For a sense of scale, all deliberate human information generation is a few (perhaps 10s) of exabytes which are 10^18. For a free discussion of the limits of computation see THE COMPUTATIONAL UNIVERSE with his real paper here. He determines that a perfectly thermally efficient computer with a one kilogram computer of mass able to convert into energy can perform a maximum of 5.4258 × 10^50 operations per second. Parallelization doesn't help here because we are already operating at the maximum speed that information can move and change things. Similarly, a kilo devoted to information storage holds about 10^31 bits in the ultimate computer.
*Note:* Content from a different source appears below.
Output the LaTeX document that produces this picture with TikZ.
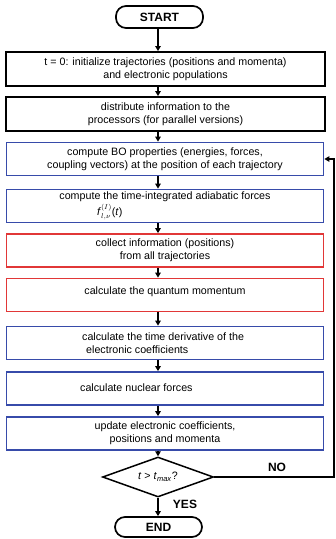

Now sure, any simulation can make abstractions, but because we can observe the details and are ignorant of the abstractions, any computer simulating our universe would have to be able to handle those things.
So to recap, any universe that can simulate our existence must devote more mass and energy to doing so than it would take to do so in true reality. Therefore, the given the computational requirements of simulating our universe, as measured by our telescopes, supercolliders and telescopes, that's a tremendous amount devoted to simulation. An implausibly huge amount, even at the limits of computation. So I have strong reason to believe that our reality is the (or a) real one.
A topics for another post is can we save enough with clever programing to actually require far less computation and memory.